Data Is Plural

... is a weekly newsletter of useful/curious datasets.

2023.10.25 edition

Court-debt jailings, runway incursions, Goldin records, postal code ecology, and spreadsheets from Information is Beautiful.

Court-debt jailings. “In the absence of a clear picture of debt imprisonment,” Stanford’s Computational Policy Lab and Big Local News “set out in 2018 on a first-of-its-kind data integration effort to answer the most basic question of all: how many people are being jailed for unpaid court debts?” To do so, the team submitted “hundreds of public records requests with county jails”; last month, their Debtors’ Prisons Project published standardized, anonymized versions of data received from 100 counties (primarily in Texas and Wisconsin), “totalling more than 4 million individual jail booking records,” plus warrant data from Oklahoma and Delaware. The datasets indicate (where available) each arrestee’s race, ethnicity, sex, age, state, ZIP code, booking date, release date, and release type, as well as each charge’s description, severity, and whether it represents a “failure to pay.” Read more: The team’s tutorial for analyzing the data.

Runway incursions. The Federal Aviation Administration maintains a database of runway incursions, which it defines as “any occurrence at an aerodrome involving the incorrect presence of an aircraft, vehicle, or person on the protected area of a surface designated for the landing and take-off of aircraft.” It currently contains 30,000+ entries, spanning October 2001 through July 2023; each lists an incursion’s date, category, location, severity, aircraft types, and weather conditions. You can export those elements as a CSV file, but the exports lack the online database’s event narratives. As seen in: “Airline Close Calls Happen Far More Often Than Previously Known” and “How a Series of Air Traffic Control Lapses Nearly Killed 131 People,” by the NYT’s Sydney Ember and Emily Steel. [h/t Alan Levenson]

Goldin records. Claudia Goldin, who was awarded 2023’s Nobel Memorial Prize in Economic Sciences, maintains a faculty webpage with some of the data she’s created, digitized, and/or improved. They include records from the 1915 Iowa State Census (“the first census in the United States to include information on education and income”), rosters of eleven US orchestras from the 1930s to 1990s, compulsory education and child labor state laws during the early 1900s, appendix tables for a 1975 paper estimating the economic costs of the US Civil War, and more.

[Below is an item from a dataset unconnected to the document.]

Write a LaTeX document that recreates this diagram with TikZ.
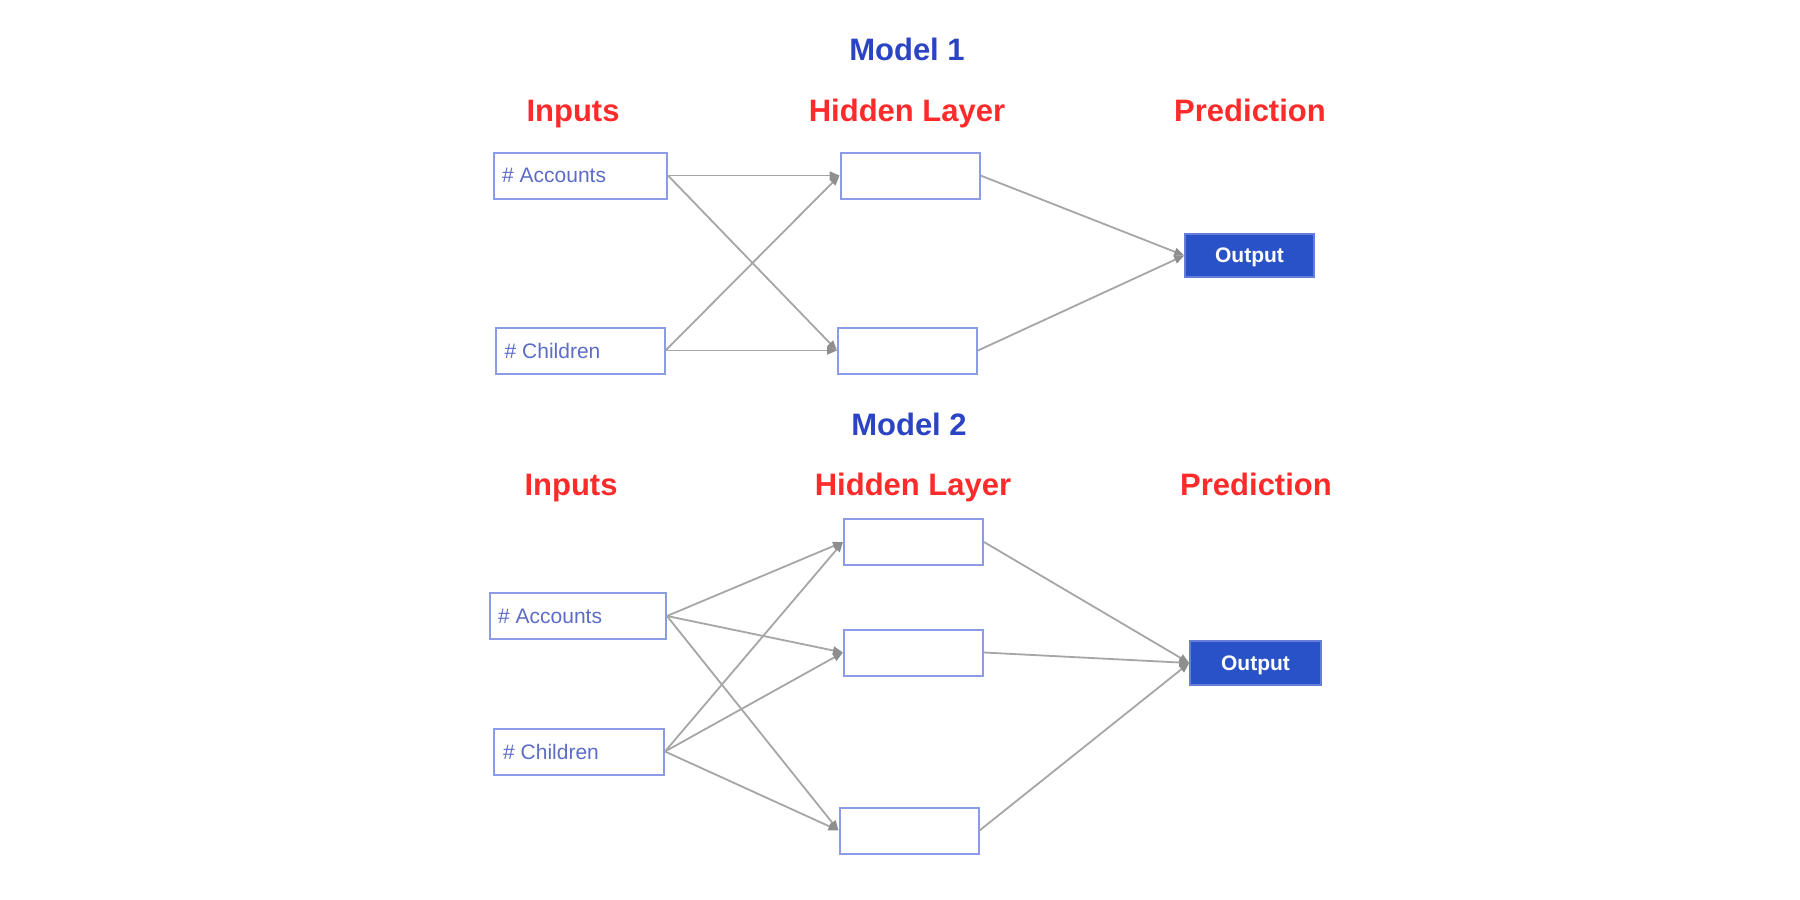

Postal code ecology. David Willinger et al. have used two major satellite data sources — the Shuttle Radar Topography Mission and Advanced Spaceborne Thermal Emission and Reflection Radiometer — to create ecolo-zip, “a novel geospatial dataset that provides a granular-yet-global, parsimonious-yet-rich ecological characterization of over 1.5 million postal codes across 94 countries and regions.” Those characterizations include “physical topography (elevation, mountainousness, distance to sea), vegetation (normalized difference vegetation index), and climate (surface temperature).”

Beautiful spreadsheets. The team behind infographics powerhouse Information is Beautiful maintains a catalog of the data used in 130+ of their projects, going back to 2009. The entries links to spreadsheet tables that present original research as well as numbers drawn more directly from academic studies, government reports, Wikipedia, and other sources. Recent topics include plastic waste, large language models, and Marvel movies.